Transcribe the material word for word, but without the images.

**Provided data**
-----

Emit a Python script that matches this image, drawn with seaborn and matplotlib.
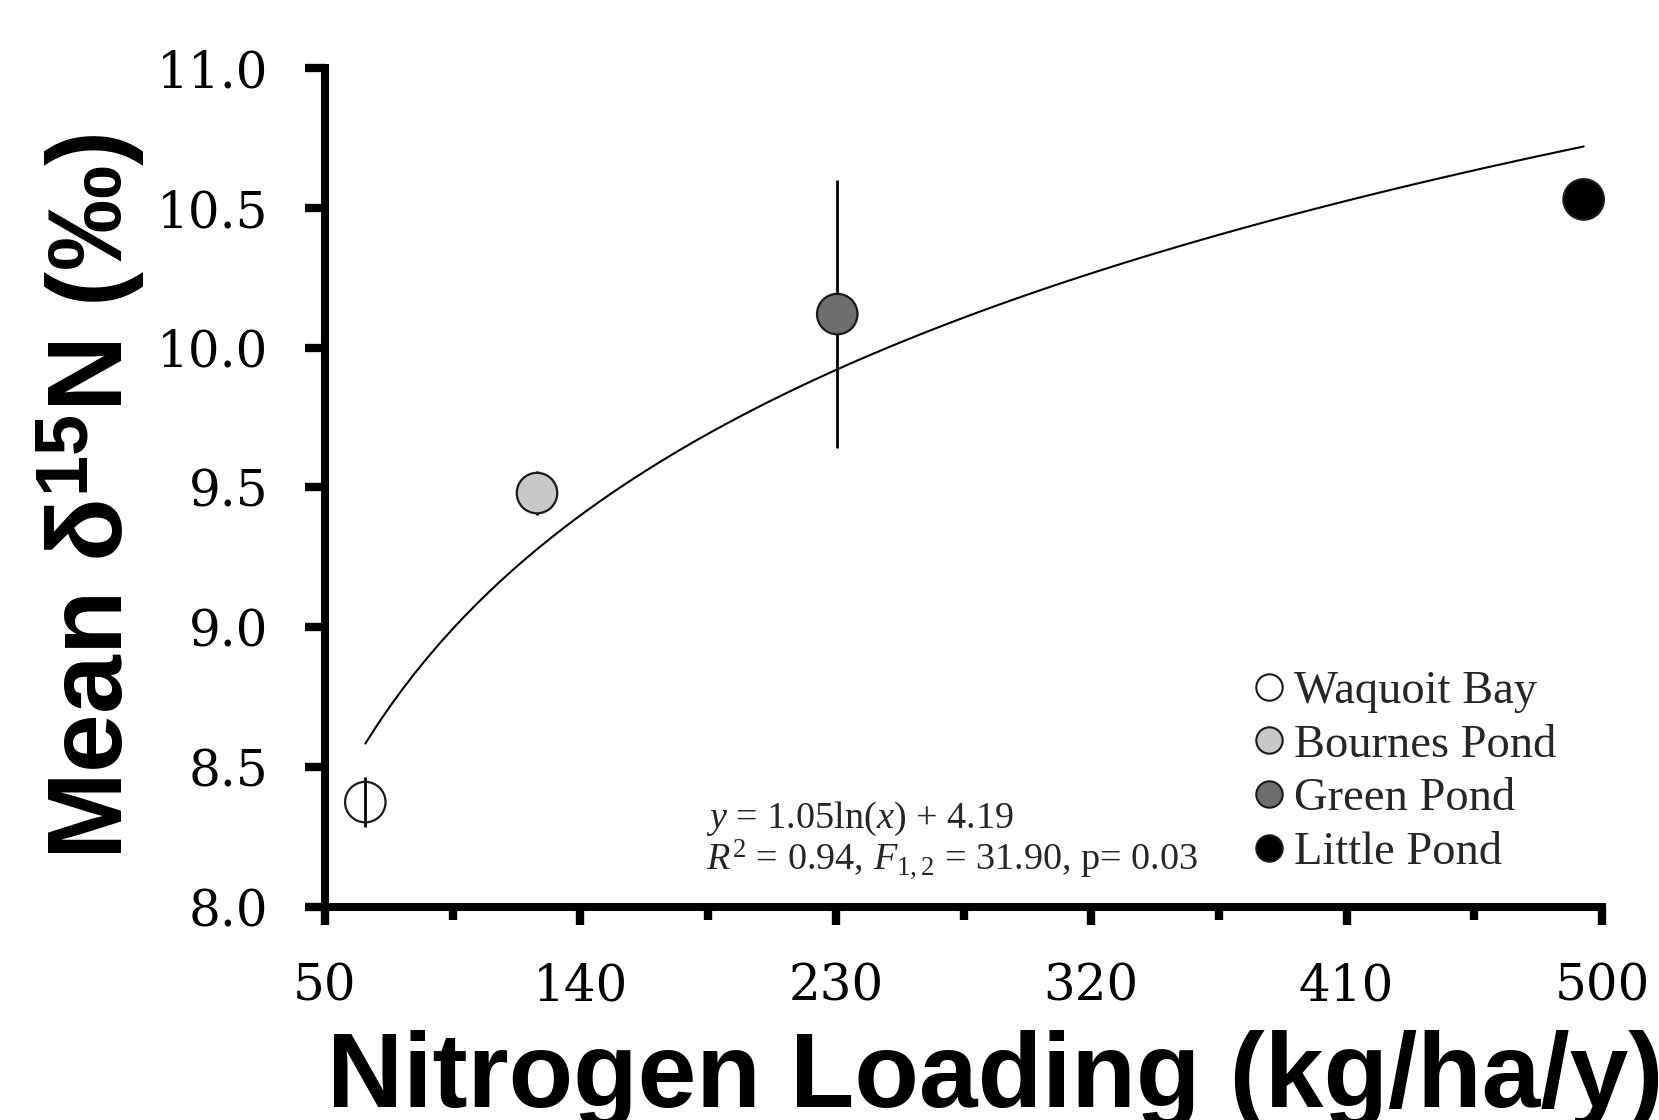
import numpy as np
import pandas as pd
import matplotlib
matplotlib.use("Agg")
import matplotlib.pyplot as plt
from matplotlib.lines import Line2D
from matplotlib.ticker import FixedLocator
import seaborn as sns

# ---- data ----
sites = ["Waquoit Bay", "Bournes Pond", "Green Pond", "Little Pond"]
n_loading = [64.2, 124.7, 230.5, 493.5]
mean_d15n = [8.375, 9.48, 10.12, 10.53]
d15n_err = [0.09, 0.08, 0.48, 0.04]
fill_colors = ["#ffffff", "#c8c8c8", "#6e6e6e", "#000000"]
x_major = [50, 140, 230, 320, 410, 500]
x_minor = [95, 185, 275, 365, 455]
y_ticks = [8.0, 8.5, 9.0, 9.5, 10.0, 10.5, 11.0]
eq_line1 = r"$y$ = 1.05ln($x$) + 4.19"
eq_line2 = r"$R^2$ = 0.94, $F_{1,2}$ = 31.90, p= 0.03"
x_label = "Nitrogen Loading (kg/ha/y)"
y_label = r"Mean δ$^{\mathbf{15}}$N (‰)"

df = pd.DataFrame({"site": sites, "load": n_loading, "d15n": mean_d15n, "err": d15n_err})

sns.set_theme(style="ticks")
plt.rcParams["font.family"] = ["Liberation Serif", "DejaVu Serif"]
plt.rcParams["mathtext.fontset"] = "custom"
plt.rcParams["mathtext.rm"] = "Liberation Serif"
plt.rcParams["mathtext.it"] = "Liberation Serif:italic"
plt.rcParams["mathtext.bf"] = "Liberation Sans:bold"

fig = plt.figure(figsize=(16.59, 11.2), dpi=100)
ax = fig.add_axes([0.1959, 0.1902, 0.9657 - 0.1959, 0.9393 - 0.1902])

# fitted log curve
sns.regplot(x="load", y="d15n", data=df, logx=True, ci=None, scatter=False,
            truncate=True, ax=ax, line_kws=dict(color="black", lw=1.5, zorder=1))

# error bars
ax.errorbar(df["load"], df["d15n"], yerr=df["err"], fmt="none",
            ecolor="black", elinewidth=2.0, capsize=0, zorder=2)

# points
pal = dict(zip(sites, fill_colors))
sns.scatterplot(data=df, x="load", y="d15n", hue="site", palette=pal, s=850,
                edgecolor="#1a1a1a", linewidth=1.6, legend=False, ax=ax, zorder=3)
coll = ax.collections[-1]
fc = coll.get_facecolors()
fc[0] = (1, 1, 1, 0)
coll.set_facecolors(fc)
coll.set_clip_on(False)

ax.set_xlim(50, 500)
ax.set_ylim(8.0, 11.0)
ax.xaxis.set_major_locator(FixedLocator(x_major))
ax.xaxis.set_minor_locator(FixedLocator(x_minor))
ax.yaxis.set_major_locator(FixedLocator(y_ticks))
ax.set_xticklabels([str(v) for v in x_major])
ax.set_yticklabels([f"{v:.1f}" for v in y_ticks])
for lab in ax.get_xticklabels() + ax.get_yticklabels():
    lab.set_family("DejaVu Serif")

for s in ["top", "right"]:
    ax.spines[s].set_visible(False)
for s in ["left", "bottom"]:
    ax.spines[s].set_linewidth(5.8)
    ax.spines[s].set_color("black")

ax.tick_params(axis="y", which="major", direction="out", length=14.5, width=6,
               pad=26, labelsize=36, color="black", labelcolor="black")
ax.tick_params(axis="x", which="major", direction="out", length=13, width=6,
               pad=27, labelsize=36, color="black", labelcolor="black")
ax.tick_params(axis="x", which="minor", direction="out", length=9, width=6, color="black")

ax.set_xlabel(x_label, fontsize=76, fontweight="bold", family="Liberation Sans", color="black")
ax.set_ylabel(y_label, fontsize=76, fontweight="bold", family="Liberation Sans", color="black")
ax.xaxis.set_label_coords(0.5247, -0.147)
ax.yaxis.set_label_coords(-0.1387, 0.489)

# equation
fig.text(706 / 1659, 1 - 828 / 1120, eq_line1, fontsize=27.5, va="baseline", ha="left")
fig.text(706 / 1659, 1 - 870 / 1120, eq_line2, fontsize=27.5, va="baseline", ha="left")

# legend
handles = [Line2D([0], [0], marker="o", ls="none", markerfacecolor=c,
                  markeredgecolor="#1a1a1a", markeredgewidth=1.5, markersize=19)
           for c in fill_colors]
ax.legend(handles, sites, loc="upper left", bbox_to_anchor=(0.728, 0.282),
          frameon=False, prop={"family": "Liberation Serif", "size": 33.5},
          handlelength=0.6, handletextpad=0.25, labelspacing=0.24,
          borderpad=0, borderaxespad=0)

fig.savefig("out.png", dpi=100)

-----

**Written solution**
Emit a Python script that matches this image, drawn with seaborn and matplotlib.
import numpy as np
import pandas as pd
import matplotlib
matplotlib.use("Agg")
import matplotlib.pyplot as plt
from matplotlib.lines import Line2D
from matplotlib.ticker import FixedLocator
import seaborn as sns

# ---- data ----
sites = ["Waquoit Bay", "Bournes Pond", "Green Pond", "Little Pond"]
n_loading = [64.2, 124.7, 230.5, 493.5]
mean_d15n = [8.375, 9.48, 10.12, 10.53]
d15n_err = [0.09, 0.08, 0.48, 0.04]
fill_colors = ["#ffffff", "#c8c8c8", "#6e6e6e", "#000000"]
x_major = [50, 140, 230, 320, 410, 500]
x_minor = [95, 185, 275, 365, 455]
y_ticks = [8.0, 8.5, 9.0, 9.5, 10.0, 10.5, 11.0]
eq_line1 = r"$y$ = 1.05ln($x$) + 4.19"
eq_line2 = r"$R^2$ = 0.94, $F_{1,2}$ = 31.90, p= 0.03"
x_label = "Nitrogen Loading (kg/ha/y)"
y_label = r"Mean δ$^{\mathbf{15}}$N (‰)"

df = pd.DataFrame({"site": sites, "load": n_loading, "d15n": mean_d15n, "err": d15n_err})

sns.set_theme(style="ticks")
plt.rcParams["font.family"] = ["Liberation Serif", "DejaVu Serif"]
plt.rcParams["mathtext.fontset"] = "custom"
plt.rcParams["mathtext.rm"] = "Liberation Serif"
plt.rcParams["mathtext.it"] = "Liberation Serif:italic"
plt.rcParams["mathtext.bf"] = "Liberation Sans:bold"

fig = plt.figure(figsize=(16.59, 11.2), dpi=100)
ax = fig.add_axes([0.1959, 0.1902, 0.9657 - 0.1959, 0.9393 - 0.1902])

# fitted log curve
sns.regplot(x="load", y="d15n", data=df, logx=True, ci=None, scatter=False,
            truncate=True, ax=ax, line_kws=dict(color="black", lw=1.5, zorder=1))

# error bars
ax.errorbar(df["load"], df["d15n"], yerr=df["err"], fmt="none",
            ecolor="black", elinewidth=2.0, capsize=0, zorder=2)

# points
pal = dict(zip(sites, fill_colors))
sns.scatterplot(data=df, x="load", y="d15n", hue="site", palette=pal, s=850,
                edgecolor="#1a1a1a", linewidth=1.6, legend=False, ax=ax, zorder=3)
coll = ax.collections[-1]
fc = coll.get_facecolors()
fc[0] = (1, 1, 1, 0)
coll.set_facecolors(fc)
coll.set_clip_on(False)

ax.set_xlim(50, 500)
ax.set_ylim(8.0, 11.0)
ax.xaxis.set_major_locator(FixedLocator(x_major))
ax.xaxis.set_minor_locator(FixedLocator(x_minor))
ax.yaxis.set_major_locator(FixedLocator(y_ticks))
ax.set_xticklabels([str(v) for v in x_major])
ax.set_yticklabels([f"{v:.1f}" for v in y_ticks])
for lab in ax.get_xticklabels() + ax.get_yticklabels():
    lab.set_family("DejaVu Serif")

for s in ["top", "right"]:
    ax.spines[s].set_visible(False)
for s in ["left", "bottom"]:
    ax.spines[s].set_linewidth(5.8)
    ax.spines[s].set_color("black")

ax.tick_params(axis="y", which="major", direction="out", length=14.5, width=6,
               pad=26, labelsize=36, color="black", labelcolor="black")
ax.tick_params(axis="x", which="major", direction="out", length=13, width=6,
               pad=27, labelsize=36, color="black", labelcolor="black")
ax.tick_params(axis="x", which="minor", direction="out", length=9, width=6, color="black")

ax.set_xlabel(x_label, fontsize=76, fontweight="bold", family="Liberation Sans", color="black")
ax.set_ylabel(y_label, fontsize=76, fontweight="bold", family="Liberation Sans", color="black")
ax.xaxis.set_label_coords(0.5247, -0.147)
ax.yaxis.set_label_coords(-0.1387, 0.489)

# equation
fig.text(706 / 1659, 1 - 828 / 1120, eq_line1, fontsize=27.5, va="baseline", ha="left")
fig.text(706 / 1659, 1 - 870 / 1120, eq_line2, fontsize=27.5, va="baseline", ha="left")

# legend
handles = [Line2D([0], [0], marker="o", ls="none", markerfacecolor=c,
                  markeredgecolor="#1a1a1a", markeredgewidth=1.5, markersize=19)
           for c in fill_colors]
ax.legend(handles, sites, loc="upper left", bbox_to_anchor=(0.728, 0.282),
          frameon=False, prop={"family": "Liberation Serif", "size": 33.5},
          handlelength=0.6, handletextpad=0.25, labelspacing=0.24,
          borderpad=0, borderaxespad=0)

fig.savefig("out.png", dpi=100)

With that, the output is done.